- _Description of the task_
Where a line in the listing contains the string "this", copy that line out.
○ ○ ○
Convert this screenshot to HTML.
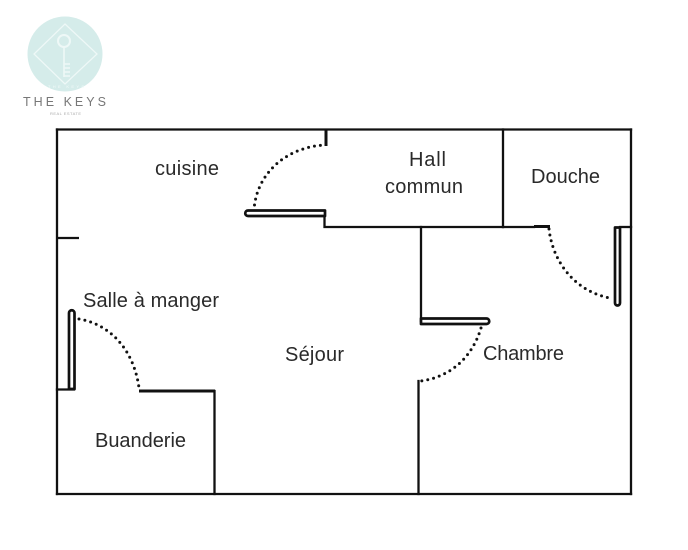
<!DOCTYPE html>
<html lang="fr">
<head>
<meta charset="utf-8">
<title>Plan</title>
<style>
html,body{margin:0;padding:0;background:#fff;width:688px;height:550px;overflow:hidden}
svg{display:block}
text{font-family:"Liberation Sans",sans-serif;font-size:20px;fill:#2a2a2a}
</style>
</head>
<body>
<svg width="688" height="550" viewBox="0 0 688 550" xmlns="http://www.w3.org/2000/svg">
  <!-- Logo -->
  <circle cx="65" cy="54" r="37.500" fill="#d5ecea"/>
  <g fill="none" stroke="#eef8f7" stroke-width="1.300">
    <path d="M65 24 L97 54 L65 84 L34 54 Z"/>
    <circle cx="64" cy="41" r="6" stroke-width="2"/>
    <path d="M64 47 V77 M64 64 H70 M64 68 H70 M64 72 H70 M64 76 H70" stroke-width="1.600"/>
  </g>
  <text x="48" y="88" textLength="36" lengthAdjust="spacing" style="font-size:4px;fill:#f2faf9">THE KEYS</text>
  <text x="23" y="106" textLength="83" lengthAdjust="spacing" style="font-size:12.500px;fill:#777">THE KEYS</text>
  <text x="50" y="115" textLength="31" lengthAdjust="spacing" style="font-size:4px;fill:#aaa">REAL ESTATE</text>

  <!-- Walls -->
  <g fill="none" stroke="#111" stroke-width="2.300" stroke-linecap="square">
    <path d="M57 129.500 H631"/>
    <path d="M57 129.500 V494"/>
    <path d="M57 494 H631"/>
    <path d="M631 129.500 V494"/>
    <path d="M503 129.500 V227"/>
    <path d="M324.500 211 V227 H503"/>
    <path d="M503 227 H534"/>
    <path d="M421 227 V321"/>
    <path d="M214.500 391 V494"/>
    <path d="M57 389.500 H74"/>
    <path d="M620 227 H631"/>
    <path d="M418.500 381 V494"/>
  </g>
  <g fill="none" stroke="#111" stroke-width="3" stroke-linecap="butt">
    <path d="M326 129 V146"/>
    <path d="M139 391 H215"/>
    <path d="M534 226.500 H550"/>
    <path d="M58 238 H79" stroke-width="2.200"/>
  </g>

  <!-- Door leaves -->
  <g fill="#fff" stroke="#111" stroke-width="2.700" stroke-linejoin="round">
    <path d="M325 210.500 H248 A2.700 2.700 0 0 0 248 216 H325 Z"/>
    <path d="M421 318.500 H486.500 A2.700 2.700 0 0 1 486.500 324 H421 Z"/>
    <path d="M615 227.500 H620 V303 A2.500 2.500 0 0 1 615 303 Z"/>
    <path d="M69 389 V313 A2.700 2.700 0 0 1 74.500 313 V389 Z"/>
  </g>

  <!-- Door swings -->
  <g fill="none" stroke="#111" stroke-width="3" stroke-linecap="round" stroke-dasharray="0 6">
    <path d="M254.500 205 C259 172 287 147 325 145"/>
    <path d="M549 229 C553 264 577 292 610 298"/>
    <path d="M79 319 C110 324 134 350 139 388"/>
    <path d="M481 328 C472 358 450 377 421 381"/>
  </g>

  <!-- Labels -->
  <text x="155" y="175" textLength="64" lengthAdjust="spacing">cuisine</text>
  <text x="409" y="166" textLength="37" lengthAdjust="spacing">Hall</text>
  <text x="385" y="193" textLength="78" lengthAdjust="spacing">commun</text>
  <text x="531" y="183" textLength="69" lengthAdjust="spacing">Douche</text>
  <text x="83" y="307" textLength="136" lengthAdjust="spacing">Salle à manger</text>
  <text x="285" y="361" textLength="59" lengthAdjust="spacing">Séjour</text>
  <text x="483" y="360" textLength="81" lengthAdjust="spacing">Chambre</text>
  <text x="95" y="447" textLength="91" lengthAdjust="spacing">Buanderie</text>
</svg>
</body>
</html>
○ ○ ○
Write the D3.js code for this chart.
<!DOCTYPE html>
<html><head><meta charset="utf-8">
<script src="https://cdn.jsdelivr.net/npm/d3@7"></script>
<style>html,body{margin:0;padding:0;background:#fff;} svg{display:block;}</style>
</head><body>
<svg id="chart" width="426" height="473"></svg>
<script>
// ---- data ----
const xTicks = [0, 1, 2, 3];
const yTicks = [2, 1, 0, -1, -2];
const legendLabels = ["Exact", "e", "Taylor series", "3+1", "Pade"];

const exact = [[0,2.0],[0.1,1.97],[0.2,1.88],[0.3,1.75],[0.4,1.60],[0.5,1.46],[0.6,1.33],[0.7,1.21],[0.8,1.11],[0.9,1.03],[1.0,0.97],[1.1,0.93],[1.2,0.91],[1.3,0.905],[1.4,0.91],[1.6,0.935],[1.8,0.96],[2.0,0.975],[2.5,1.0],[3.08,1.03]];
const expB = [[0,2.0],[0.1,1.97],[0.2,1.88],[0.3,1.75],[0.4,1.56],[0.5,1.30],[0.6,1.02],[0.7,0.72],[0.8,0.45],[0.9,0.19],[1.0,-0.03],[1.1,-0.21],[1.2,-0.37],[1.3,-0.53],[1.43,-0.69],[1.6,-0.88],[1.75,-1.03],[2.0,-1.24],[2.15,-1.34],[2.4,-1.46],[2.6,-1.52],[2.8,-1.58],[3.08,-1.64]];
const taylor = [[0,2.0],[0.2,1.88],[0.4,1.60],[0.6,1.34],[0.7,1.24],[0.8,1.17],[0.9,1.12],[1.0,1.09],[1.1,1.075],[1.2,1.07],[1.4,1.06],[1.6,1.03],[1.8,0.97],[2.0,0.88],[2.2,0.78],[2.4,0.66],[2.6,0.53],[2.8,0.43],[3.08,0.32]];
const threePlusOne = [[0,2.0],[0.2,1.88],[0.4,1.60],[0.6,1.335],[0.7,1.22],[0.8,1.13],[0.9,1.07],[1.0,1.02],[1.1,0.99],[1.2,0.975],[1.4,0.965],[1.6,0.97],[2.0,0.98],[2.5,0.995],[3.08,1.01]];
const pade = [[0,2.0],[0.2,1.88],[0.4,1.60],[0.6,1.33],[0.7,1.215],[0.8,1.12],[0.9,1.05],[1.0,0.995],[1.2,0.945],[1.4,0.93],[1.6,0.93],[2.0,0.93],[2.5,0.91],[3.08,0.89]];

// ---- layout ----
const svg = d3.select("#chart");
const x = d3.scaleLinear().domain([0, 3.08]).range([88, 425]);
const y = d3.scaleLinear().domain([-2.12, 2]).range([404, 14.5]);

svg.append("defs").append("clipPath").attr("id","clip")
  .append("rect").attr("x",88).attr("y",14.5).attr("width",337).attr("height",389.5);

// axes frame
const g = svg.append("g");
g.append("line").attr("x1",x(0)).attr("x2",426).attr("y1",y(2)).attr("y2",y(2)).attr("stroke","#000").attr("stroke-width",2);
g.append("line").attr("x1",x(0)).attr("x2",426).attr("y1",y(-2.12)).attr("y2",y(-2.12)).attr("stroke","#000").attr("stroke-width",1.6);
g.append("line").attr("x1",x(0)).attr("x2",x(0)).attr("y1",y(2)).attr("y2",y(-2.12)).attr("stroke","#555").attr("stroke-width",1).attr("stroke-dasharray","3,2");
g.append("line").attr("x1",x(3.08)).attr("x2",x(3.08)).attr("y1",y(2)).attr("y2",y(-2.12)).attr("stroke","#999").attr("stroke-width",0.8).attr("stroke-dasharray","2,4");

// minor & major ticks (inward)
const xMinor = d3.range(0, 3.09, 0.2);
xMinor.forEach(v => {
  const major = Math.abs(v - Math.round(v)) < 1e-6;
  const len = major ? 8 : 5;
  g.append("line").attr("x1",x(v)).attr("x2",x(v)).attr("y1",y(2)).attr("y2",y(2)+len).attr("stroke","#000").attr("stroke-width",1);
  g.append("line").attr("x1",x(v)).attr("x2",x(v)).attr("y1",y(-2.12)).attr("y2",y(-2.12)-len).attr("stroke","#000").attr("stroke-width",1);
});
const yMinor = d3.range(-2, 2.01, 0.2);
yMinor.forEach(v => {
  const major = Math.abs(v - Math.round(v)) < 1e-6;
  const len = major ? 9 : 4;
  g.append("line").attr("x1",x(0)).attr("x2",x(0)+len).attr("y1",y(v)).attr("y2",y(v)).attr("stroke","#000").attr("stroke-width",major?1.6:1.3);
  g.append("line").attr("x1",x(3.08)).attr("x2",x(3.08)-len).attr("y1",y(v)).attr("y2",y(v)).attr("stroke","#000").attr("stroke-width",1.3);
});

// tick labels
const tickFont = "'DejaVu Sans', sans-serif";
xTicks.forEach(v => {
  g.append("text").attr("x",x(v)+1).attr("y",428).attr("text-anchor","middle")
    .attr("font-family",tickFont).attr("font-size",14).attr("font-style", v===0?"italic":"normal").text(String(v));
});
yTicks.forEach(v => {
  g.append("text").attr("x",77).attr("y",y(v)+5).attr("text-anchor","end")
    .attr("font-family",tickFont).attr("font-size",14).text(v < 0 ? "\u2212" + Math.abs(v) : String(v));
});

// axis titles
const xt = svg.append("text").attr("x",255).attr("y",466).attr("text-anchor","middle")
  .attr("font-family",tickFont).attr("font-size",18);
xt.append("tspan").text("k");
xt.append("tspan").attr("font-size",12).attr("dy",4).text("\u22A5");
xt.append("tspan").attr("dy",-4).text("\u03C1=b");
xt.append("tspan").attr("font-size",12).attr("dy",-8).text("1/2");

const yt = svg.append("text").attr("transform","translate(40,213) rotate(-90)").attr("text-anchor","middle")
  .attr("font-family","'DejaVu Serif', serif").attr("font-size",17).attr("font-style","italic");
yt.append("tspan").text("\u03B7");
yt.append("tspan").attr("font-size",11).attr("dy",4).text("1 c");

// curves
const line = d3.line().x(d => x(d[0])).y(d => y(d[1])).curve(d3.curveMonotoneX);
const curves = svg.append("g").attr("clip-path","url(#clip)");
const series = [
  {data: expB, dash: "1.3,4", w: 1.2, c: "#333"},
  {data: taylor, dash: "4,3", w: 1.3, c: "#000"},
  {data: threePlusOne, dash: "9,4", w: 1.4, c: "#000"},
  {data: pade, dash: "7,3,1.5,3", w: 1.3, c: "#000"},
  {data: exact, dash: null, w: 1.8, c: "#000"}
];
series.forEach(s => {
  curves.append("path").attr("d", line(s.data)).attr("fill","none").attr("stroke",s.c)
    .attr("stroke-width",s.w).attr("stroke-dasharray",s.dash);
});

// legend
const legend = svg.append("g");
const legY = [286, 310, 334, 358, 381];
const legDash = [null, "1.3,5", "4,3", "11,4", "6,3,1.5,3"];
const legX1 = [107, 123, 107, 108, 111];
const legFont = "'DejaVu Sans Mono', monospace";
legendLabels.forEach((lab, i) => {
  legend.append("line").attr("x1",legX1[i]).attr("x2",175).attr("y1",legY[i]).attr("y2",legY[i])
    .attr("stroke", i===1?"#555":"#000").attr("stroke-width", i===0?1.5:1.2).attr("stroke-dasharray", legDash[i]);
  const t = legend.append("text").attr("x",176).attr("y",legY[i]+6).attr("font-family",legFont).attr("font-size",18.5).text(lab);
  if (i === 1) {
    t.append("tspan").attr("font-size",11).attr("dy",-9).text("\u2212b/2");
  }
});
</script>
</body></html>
○ ○ ○
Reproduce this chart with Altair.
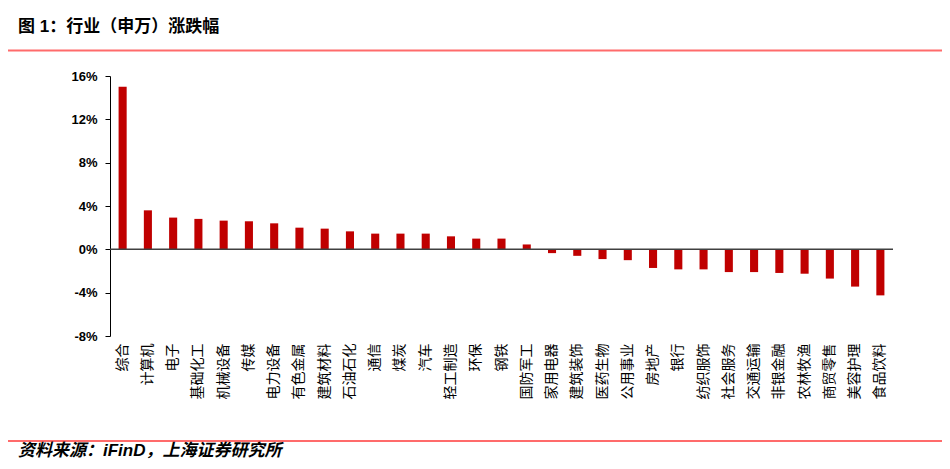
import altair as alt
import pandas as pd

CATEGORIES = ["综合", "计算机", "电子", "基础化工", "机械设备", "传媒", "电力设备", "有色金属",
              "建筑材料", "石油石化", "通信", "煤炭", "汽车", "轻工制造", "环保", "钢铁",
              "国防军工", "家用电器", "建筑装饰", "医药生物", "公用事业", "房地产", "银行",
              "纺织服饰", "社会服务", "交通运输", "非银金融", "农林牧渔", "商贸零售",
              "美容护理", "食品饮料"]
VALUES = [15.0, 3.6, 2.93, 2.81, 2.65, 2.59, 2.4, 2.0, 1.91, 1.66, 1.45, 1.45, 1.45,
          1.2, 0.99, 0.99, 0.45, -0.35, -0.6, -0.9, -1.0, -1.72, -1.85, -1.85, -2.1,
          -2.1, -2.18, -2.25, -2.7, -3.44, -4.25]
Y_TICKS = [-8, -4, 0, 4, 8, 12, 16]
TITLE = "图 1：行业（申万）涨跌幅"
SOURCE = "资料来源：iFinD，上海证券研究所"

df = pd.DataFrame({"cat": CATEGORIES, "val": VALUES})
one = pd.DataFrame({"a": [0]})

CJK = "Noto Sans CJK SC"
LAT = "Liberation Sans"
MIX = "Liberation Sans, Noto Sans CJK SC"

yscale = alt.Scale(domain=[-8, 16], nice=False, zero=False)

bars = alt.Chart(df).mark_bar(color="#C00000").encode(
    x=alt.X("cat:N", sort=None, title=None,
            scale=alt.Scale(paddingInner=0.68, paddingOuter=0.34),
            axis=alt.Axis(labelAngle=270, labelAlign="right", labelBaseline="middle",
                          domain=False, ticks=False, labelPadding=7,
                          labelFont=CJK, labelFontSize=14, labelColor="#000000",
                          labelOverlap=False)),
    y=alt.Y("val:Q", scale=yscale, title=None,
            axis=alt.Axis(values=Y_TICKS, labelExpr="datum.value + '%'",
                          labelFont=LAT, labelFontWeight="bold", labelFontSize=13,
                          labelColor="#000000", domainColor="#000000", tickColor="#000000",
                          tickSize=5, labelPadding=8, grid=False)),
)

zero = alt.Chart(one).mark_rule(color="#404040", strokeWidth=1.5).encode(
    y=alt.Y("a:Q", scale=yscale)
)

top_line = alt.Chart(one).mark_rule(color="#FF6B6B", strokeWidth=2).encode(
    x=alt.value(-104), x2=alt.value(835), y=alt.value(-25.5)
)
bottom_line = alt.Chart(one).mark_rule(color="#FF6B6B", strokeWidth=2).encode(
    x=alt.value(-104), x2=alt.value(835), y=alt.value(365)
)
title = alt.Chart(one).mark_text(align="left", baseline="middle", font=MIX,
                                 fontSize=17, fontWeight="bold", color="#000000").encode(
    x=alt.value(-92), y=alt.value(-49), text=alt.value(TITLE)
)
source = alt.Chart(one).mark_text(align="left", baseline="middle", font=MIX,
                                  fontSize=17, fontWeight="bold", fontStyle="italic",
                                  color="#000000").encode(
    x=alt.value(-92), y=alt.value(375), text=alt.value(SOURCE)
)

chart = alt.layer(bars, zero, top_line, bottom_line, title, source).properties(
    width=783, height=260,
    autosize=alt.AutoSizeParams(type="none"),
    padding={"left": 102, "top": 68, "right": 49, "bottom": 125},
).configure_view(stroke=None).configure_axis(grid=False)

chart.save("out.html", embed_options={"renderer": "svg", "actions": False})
○ ○ ○
- _Task result_
Convert this screenshot to HTML.
Write the D3.js code for this chart.
Reproduce this chart with Altair.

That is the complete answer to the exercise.